**JOB**
Where does the string "script" appear in the records? Copy every line that contains it.

---------- EXERCISE INPUT ----------

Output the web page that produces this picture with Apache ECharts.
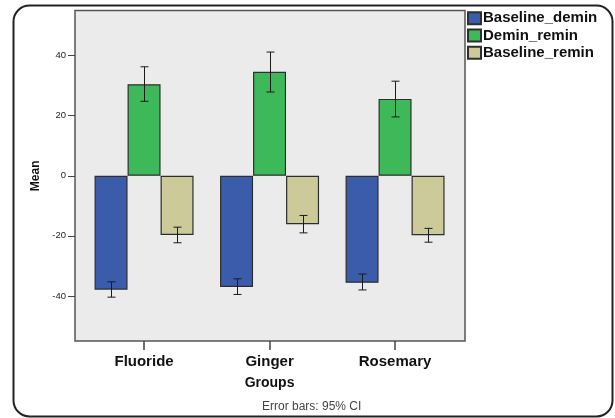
<!DOCTYPE html>
<html><head><meta charset="utf-8">
<script src="https://cdn.jsdelivr.net/npm/echarts@6/dist/echarts.min.js"></script>
<style>html,body{margin:0;padding:0;background:#fff}#c{width:615px;height:418px}</style>
</head><body><div id="c"></div>
<script>
const categories = ['Fluoride', 'Ginger', 'Rosemary'];
const seriesNames = ['Baseline_demin', 'Demin_remin', 'Baseline_remin'];
const baselineDemin = [-37.9, -37.0, -35.6];
const deminRemin = [30.5, 34.6, 25.6];
const baselineRemin = [-19.7, -16.1, -19.8];
const baselineDeminCI = [[-40.4, -35.3], [-39.5, -34.3], [-38.0, -32.7]];
const deminReminCI = [[24.8, 36.3], [27.9, 41.2], [19.6, 31.5]];
const baselineReminCI = [[-22.3, -17.1], [-19.0, -13.2], [-22.1, -17.5]];
const yTicks = [-40, -20, 0, 20, 40];

const colors = ['#3a5caa', '#3db95a', '#cbca98'];
const BW = 33;
const values = [baselineDemin, deminRemin, baselineRemin];
const cis = [baselineDeminCI, deminReminCI, baselineReminCI];

const chart = echarts.init(document.getElementById('c'));
const ff = 'Liberation Sans, Arial, sans-serif';

const barSeries = values.map((v, i) => ({
  type: 'bar', name: seriesNames[i], xAxisIndex: 1, yAxisIndex: 1,
  data: v, barWidth: BW, barGap: '0%', z: 2,
  itemStyle: { color: colors[i], borderColor: '#2e2e2e', borderWidth: 1.2 },
  emphasis: { disabled: true }, animation: false
}));

const errSeries = cis.map((ci, i) => ({
  type: 'custom', xAxisIndex: 1, yAxisIndex: 1, animation: false, silent: true, z: 5,
  data: ci.map((c, k) => [k, c[0], c[1]]),
  renderItem: function (params, api) {
    const k = api.value(0);
    const lo = api.coord([k, api.value(1)]);
    const hi = api.coord([k, api.value(2)]);
    const x = Math.round(lo[0] + (i - 1) * BW) + 0.5;
    const cap = 4;
    const st = { stroke: '#1a1a1a', lineWidth: 1, fill: null };
    return { type: 'group', children: [
      { type: 'line', shape: { x1: x, y1: lo[1], x2: x, y2: hi[1] }, style: st },
      { type: 'line', shape: { x1: x - cap, y1: lo[1], x2: x + cap, y2: lo[1] }, style: st },
      { type: 'line', shape: { x1: x - cap, y1: hi[1], x2: x + cap, y2: hi[1] }, style: st }
    ]};
  }
}));

chart.setOption({
  backgroundColor: '#fff',
  animation: false,
  graphic: [{
    type: 'rect', shape: { x: 13.5, y: 5.5, width: 599, height: 411, r: 16 },
    style: { fill: null, stroke: '#222', lineWidth: 2 }, silent: true
  }, {
    type: 'text', left: 262, top: 401,
    style: { text: 'Error bars: 95% CI', fill: '#444', font: '12px ' + ff }
  }],
  legend: {
    data: seriesNames, orient: 'vertical', left: 467, top: 10.7, padding: 0,
    icon: 'rect',
    itemWidth: 13, itemHeight: 12, itemGap: 2.3,
    textStyle: { fontFamily: ff, fontSize: 15, fontWeight: 'bold', color: '#111', lineHeight: 15, padding: [0, 0, 0, -3] },
    selectedMode: false
  },
  grid: [
    { left: 75, top: 10.6, width: 390, height: 330.4, show: true, backgroundColor: '#ebebeb', borderColor: '#555', borderWidth: 1.5 },
    { left: 81.3, top: 10.6, width: 376.5, height: 330.4 }
  ],
  xAxis: [
    { gridIndex: 0, type: 'value', show: false, min: 0, max: 1 },
    { gridIndex: 1, type: 'category', data: categories,
      axisLine: { show: false, onZero: false },
      axisTick: { show: true, alignWithLabel: true, length: 9, lineStyle: { color: '#444', width: 1.5 } },
      axisLabel: { margin: 13, fontFamily: ff, fontSize: 15, fontWeight: 'bold', color: '#111' },
      name: 'Groups', nameLocation: 'middle', nameGap: 35,
      nameTextStyle: { fontFamily: ff, fontSize: 14, fontWeight: 'bold', color: '#111' }
    }
  ],
  yAxis: [
    { gridIndex: 0, type: 'value', min: -55, max: 55,
      splitLine: { show: false },
      axisLine: { show: false },
      axisTick: { show: true, length: 7, customValues: yTicks, lineStyle: { color: '#444' } },
      axisLabel: { customValues: yTicks, margin: 9, fontFamily: ff, fontSize: 9.5, color: '#222' },
      name: 'Mean', nameLocation: 'middle', nameGap: 33, nameRotate: 90,
      nameTextStyle: { fontFamily: ff, fontSize: 12, fontWeight: 'bold', color: '#111' }
    },
    { gridIndex: 1, type: 'value', min: -55, max: 55, show: false }
  ],
  series: barSeries.concat(errSeries)
});
</script></body></html>
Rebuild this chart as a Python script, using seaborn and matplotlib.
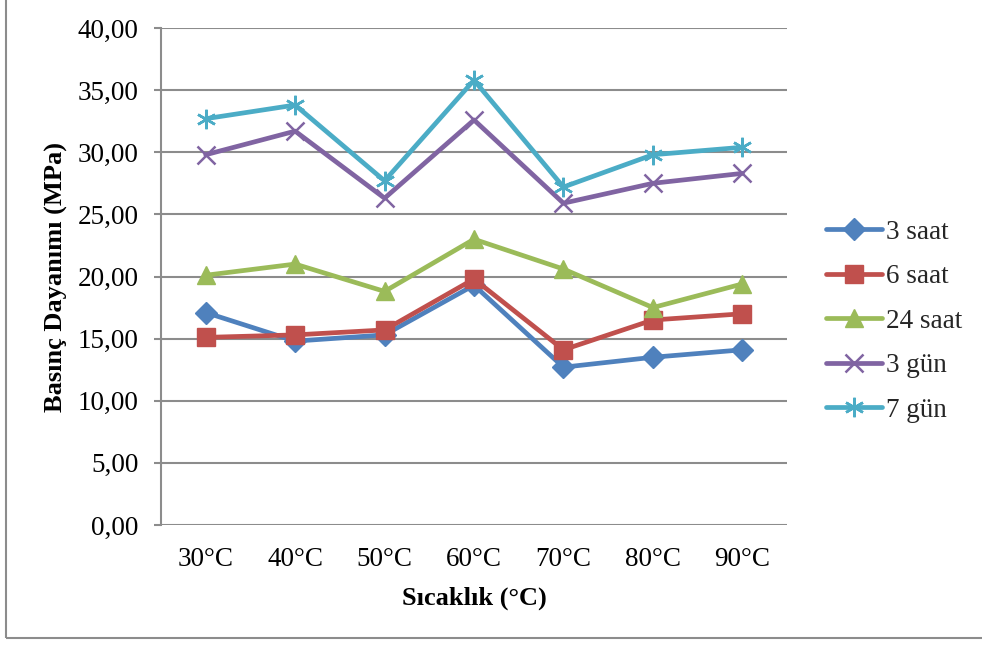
import matplotlib
matplotlib.use("Agg")
import matplotlib.pyplot as plt
import seaborn as sns
import pandas as pd
from matplotlib.patches import Rectangle
from matplotlib.ticker import FuncFormatter

categories = ["30°C", "40°C", "50°C", "60°C", "70°C", "80°C", "90°C"]
saat3 = [17.1, 14.8, 15.3, 19.3, 12.7, 13.5, 14.1]
saat6 = [15.1, 15.3, 15.7, 19.8, 14.1, 16.5, 17.0]
saat24 = [20.1, 21.0, 18.8, 23.0, 20.6, 17.5, 19.4]
gun3 = [29.8, 31.7, 26.3, 32.6, 25.9, 27.5, 28.3]
gun7 = [32.7, 33.8, 27.7, 35.8, 27.2, 29.8, 30.4]
series_names = ["3 saat", "6 saat", "24 saat", "3 gün", "7 gün"]
series_values = [saat3, saat6, saat24, gun3, gun7]
y_ticks = [0, 5, 10, 15, 20, 25, 30, 35, 40]

colors = ["#4F81BD", "#C0504D", "#9BBB59", "#8064A2", "#4BACC6"]
markers = ["D", "s", "^", "x", (6, 2, 0)]
msizes = [11, 12.5, 12.5, 13, 14]

rows = []
for name, vals in zip(series_names, series_values):
    for c, v in zip(categories, vals):
        rows.append({"Sıcaklık": c, "Değer": v, "Seri": name})
df = pd.DataFrame(rows)

sns.set_theme(style="white")
plt.rcParams["font.family"] = ["Liberation Serif", "DejaVu Serif"]

fig = plt.figure(figsize=(9.82, 6.46), dpi=100)
ax = fig.add_axes([161 / 982, 1 - 525 / 646, 626 / 982, 497 / 646])

for name, col, mk, ms in zip(series_names, colors, markers, msizes):
    sub = df[df["Seri"] == name]
    thin = mk == "x" or isinstance(mk, tuple)
    sns.lineplot(data=sub, x="Sıcaklık", y="Değer", ax=ax, color=col, lw=3.4,
                 marker=mk, markersize=ms, markeredgecolor=col,
                 markeredgewidth=1.8 if thin else 1.0,
                 label=name, sort=False)

ax.set_xlim(-0.5, 6.5)
ax.set_ylim(0, 40)
ax.set_yticks(y_ticks)
ax.yaxis.set_major_formatter(FuncFormatter(lambda v, p: f"{v:.2f}".replace(".", ",")))
ax.grid(axis="y", color="#8C8C8C", lw=1.5)
ax.set_axisbelow(True)
for s in ["top", "right", "bottom"]:
    ax.spines[s].set_visible(False)
ax.spines["left"].set_color("#8C8C8C")
ax.spines["left"].set_linewidth(1.5)
ax.tick_params(axis="y", which="major", left=True, length=5, width=1.5, color="#8C8C8C",
               labelsize=19.5, pad=11, labelcolor="black")
ax.tick_params(axis="x", bottom=False, labelsize=19.5, pad=10, labelcolor="black")

ax.set_xlabel("Sıcaklık (°C)", fontsize=19, fontweight="bold", labelpad=10, color="black")
ax.set_ylabel("Basınç Dayanımı (MPa)", fontsize=19, fontweight="bold", labelpad=7, color="black")

leg = ax.legend(loc="center left", bbox_to_anchor=(0.841, 0.503), bbox_transform=fig.transFigure,
                frameon=False, fontsize=19.5, handlelength=2.07, handletextpad=0.15,
                labelspacing=0.72, borderaxespad=0, borderpad=0)

fig.patches.append(Rectangle((6 / 982, 8 / 646), 1.0, 1.0, transform=fig.transFigure,
                             fill=False, edgecolor="#8C8C8C", lw=1.5))

fig.savefig("out.png", dpi=100)
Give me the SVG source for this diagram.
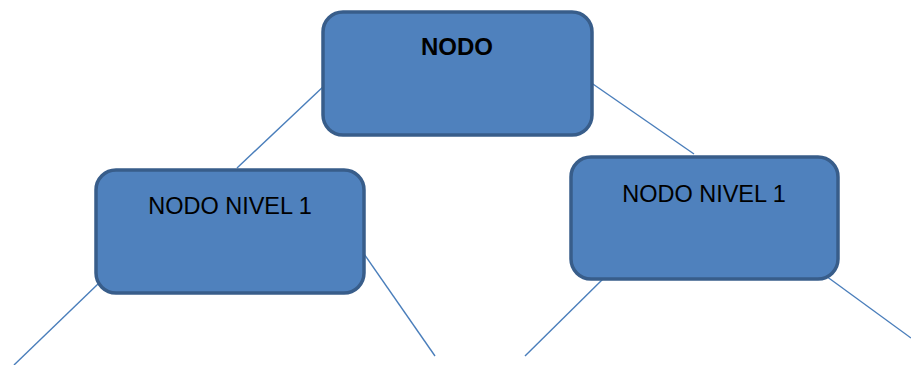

----------

**ANSWER BELOW**
<script src="https://cdn.jsdelivr.net/npm/echarts@6/dist/echarts.min.js"></script>
<script>
</script></body></html>
Rebuild this chart as a Python script, using seaborn and matplotlib.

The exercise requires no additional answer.